DATA EXCERPT:
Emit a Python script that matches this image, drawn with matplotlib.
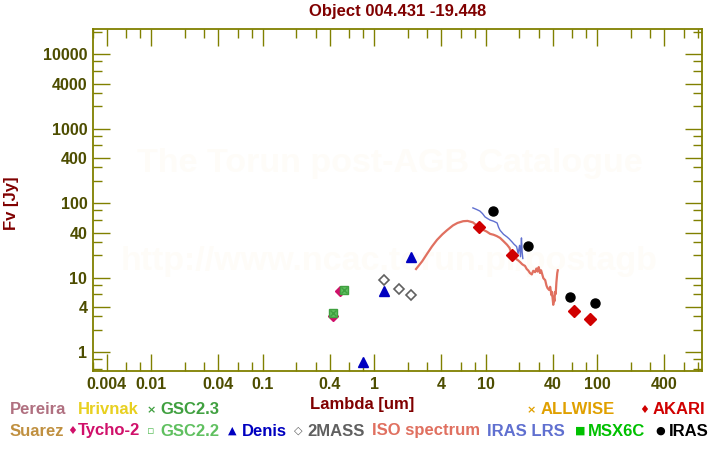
import matplotlib
matplotlib.use("Agg")
import matplotlib.pyplot as plt
from matplotlib.ticker import FixedLocator, FixedFormatter, NullFormatter

plt.rcParams['font.family'] = ['Liberation Sans', 'DejaVu Sans']
plt.rcParams['font.weight'] = 'bold'

# ---------------------------
# 1. Data
# ---------------------------
iso_wl = [2.38, 2.7, 3.0, 3.3, 3.67, 4.1, 4.5, 5.1, 5.6, 6.3, 6.9, 7.7, 8.2, 8.7,
          9.4, 10.2, 11.0, 11.8, 12.6, 13.5, 14.4, 15.6, 16.4, 17.3, 18.1, 19.0,
          19.6, 20.5, 21.4, 22.6, 23.4, 24.2, 25.0, 26.0, 26.8, 27.8, 28.6, 29.3,
          30.0, 30.8, 31.5, 33.0, 34.3, 35.2, 36.0, 37.2, 38.0, 39.0, 39.5, 40.0,
          40.5, 41.0, 41.5, 42.0, 42.6, 43.2, 44.0, 44.5]
iso_fl = [13.0, 16.5, 21.0, 26.0, 32.0, 38.0, 43.0, 50.0, 54.0, 57.0, 57.5, 55.0, 51.0, 47.0,
          44.0, 41.5, 38.5, 37.5, 36.0, 34.0, 31.0, 27.5, 25.0, 20.5, 21.0, 17.5,
          17.0, 16.0, 15.0, 14.3, 13.0, 12.4, 11.5, 11.0, 12.3, 11.8, 13.2, 12.0,
          13.8, 11.5, 12.5, 9.8, 9.2, 7.8, 7.2, 6.8, 7.5, 5.8, 6.4, 5.2,
          4.3, 5.5, 4.8, 6.4, 6.0, 8.5, 11.5, 12.5]

lrs_wl = [7.7, 8.3, 8.9, 9.4, 9.9, 10.4, 11.0, 11.8, 12.7, 13.1, 13.5, 14.5, 15.6,
          16.3, 17.3, 18.0, 19.0, 19.6, 20.2, 20.6, 21.0, 21.3, 21.6]
lrs_fl = [86.0, 82.0, 78.0, 72.0, 65.0, 62.0, 59.0, 57.0, 54.0, 47.0, 43.0, 38.0, 35.0,
          33.0, 30.0, 28.0, 26.0, 21.0, 27.0, 19.0, 34.0, 22.0, 18.0]

tycho_wl = [0.43, 0.49]
tycho_fl = [3.0, 6.5]
gsc22_wl = [0.43, 0.54]
gsc22_fl = [3.3, 6.8]
gsc23_wl = [0.43, 0.54]
gsc23_fl = [3.3, 6.8]
denis_wl = [0.80, 1.22, 2.15]
denis_fl = [0.73, 6.6, 19.0]
twomass_wl = [1.235, 1.66, 2.16]
twomass_fl = [9.2, 7.0, 5.8]
akari_wl = [8.8, 17.3, 62.0, 86.0]
akari_fl = [47.0, 20.0, 3.5, 2.77]
iras_wl = [11.7, 24.0, 57.0, 96.0]
iras_fl = [78.0, 26.5, 5.5, 4.5]

xticks = [0.004, 0.01, 0.04, 0.1, 0.4, 1, 4, 10, 40, 100, 400]
xticklabels = ["0.004", "0.01", "0.04", "0.1", "0.4", "1", "4", "10", "40", "100", "400"]
yticks = [1, 4, 10, 40, 100, 400, 1000, 4000, 10000]
yticklabels = ["1", "4", "10", "40", "100", "400", "1000", "4000", "10000"]
minor_mult = [2, 3, 6, 8]

# ---------------------------
# 2. Plot
# ---------------------------
olive = "#808000"
dark = "#800000"
fig = plt.figure(figsize=(7.2, 4.5), dpi=100)
ax = fig.add_axes([0.129, 0.1756, 0.846, 0.76])

ax.text(0.487, 0.608, "The Torun post-AGB Catalogue", transform=ax.transAxes,
        ha="center", va="center", fontsize=24.5, color="#fefcf8", zorder=0)
ax.text(0.487, 0.319, "http://www.ncac.torun.pl/postagb", transform=ax.transAxes,
        ha="center", va="center", fontsize=24.5, color="#fefcf8", zorder=0)

ax.plot(iso_wl, iso_fl, color="#e07060", lw=1.6, zorder=2)
ax.plot(lrs_wl, lrs_fl, color="#6070d0", lw=1.0, zorder=3)

ax.plot(gsc22_wl, gsc22_fl, "s", mfc="#60c060", mec="#40a040", ms=6, ls="none", zorder=4)
ax.plot(gsc23_wl, gsc23_fl, "x", color="#40a040", ms=4, mew=1, ls="none", zorder=5)
ax.plot(tycho_wl, tycho_fl, "D", color="#d0106a", ms=5, ls="none", zorder=3)
ax.plot(denis_wl, denis_fl, "^", color="#0000c0", ms=7, ls="none", zorder=4)
ax.plot(twomass_wl, twomass_fl, "D", mfc="white", mec="#606060", mew=1.2, ms=5.5, ls="none", zorder=4)
ax.plot(akari_wl, akari_fl, "D", color="#d00000", ms=6.5, ls="none", zorder=5)
ax.plot(iras_wl, iras_fl, "o", color="black", ms=6.5, ls="none", zorder=5)

ax.set_xscale("log")
ax.set_yscale("log")
ax.set_xlim(0.003, 875)
ax.set_ylim(0.556, 21700)

ax.xaxis.set_major_locator(FixedLocator(xticks))
ax.xaxis.set_major_formatter(FixedFormatter(xticklabels))
ax.xaxis.set_minor_locator(FixedLocator([m * 10.0 ** k for k in range(-3, 3) for m in minor_mult]))
ax.xaxis.set_minor_formatter(NullFormatter())
ax.yaxis.set_major_locator(FixedLocator(yticks))
ax.yaxis.set_major_formatter(FixedFormatter(yticklabels))
ax.yaxis.set_minor_locator(FixedLocator([m * 10.0 ** k for k in range(-1, 5) for m in minor_mult]))
ax.yaxis.set_minor_formatter(NullFormatter())

for s in ax.spines.values():
    s.set_color(olive)
    s.set_linewidth(1.3)
ax.tick_params(which="both", direction="in", color=olive, top=True, right=True, width=1)
ax.tick_params(which="major", length=12, labelsize=11.5, labelcolor="#4d4d00", pad=4)
ax.tick_params(which="minor", length=6.5)

ax.set_title("Object 004.431 -19.448", color=dark, fontsize=12, fontweight="bold", pad=9)
ax.set_ylabel("Fv [Jy]", color=dark, fontsize=12, fontweight="bold")
ax.yaxis.set_label_coords(-0.122, 0.49)
fig.text(0.503, 0.102, "Lambda [um]", color=dark, fontsize=12, fontweight="bold", ha="center", va="center")

# ---------------------------
# 3. Legend rows (symbol x, label x, y, symbol, label, colour)
# ---------------------------
legend = [
    (None, 10, 410, "", "Pereira", "#b07080"),
    (None, 78, 410, "", "Hrivnak", "#e8d020"),
    (147, 160, 410, "\u00d7", "GSC2.3", "#40a040"),
    (527, 541, 410, "\u00d7", "ALLWISE", "#e0a000"),
    (639, 653, 410, "\u2666", "AKARI", "#d00000"),
    (None, 10, 431, "", "Suarez", "#c09040"),
    (67, 78, 431, "\u2666", "Tycho-2", "#d0106a"),
    (147, 160, 431, "\u25ab", "GSC2.2", "#60c060"),
    (228, 242, 431, "\u25b2", "Denis", "#0000c0"),
    (294, 307, 431, "\u25c7", "2MASS", "#606060"),
    (None, 372, 431, "", "ISO spectrum", "#e07060"),
    (None, 487, 431, "", "IRAS LRS", "#6070d0"),
    (575, 588, 431, "\u25a0", "MSX6C", "#00c000"),
    (655, 669, 431, "\u25cf", "IRAS", "black"),
]
for sx, lx, py, sym, txt, col in legend:
    if sx is not None:
        fig.text(sx / 720, 1 - py / 450, sym, color=col, fontsize=8, va="center",
                 family=["DejaVu Sans"])
    fig.text(lx / 720, 1 - py / 450, txt, color=col, fontsize=12, fontweight="bold", va="center")

fig.savefig("out.png", dpi=100)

WHAT YOU HAVE TO DO: Write out the lines from the start of the material to the line with "plt.rcParams['font.weight'] = 'bold'", inclusive and exactly. Skip the pictures.

CORRECT RESPONSE:
Emit a Python script that matches this image, drawn with matplotlib.
import matplotlib
matplotlib.use("Agg")
import matplotlib.pyplot as plt
from matplotlib.ticker import FixedLocator, FixedFormatter, NullFormatter

plt.rcParams['font.family'] = ['Liberation Sans', 'DejaVu Sans']
plt.rcParams['font.weight'] = 'bold'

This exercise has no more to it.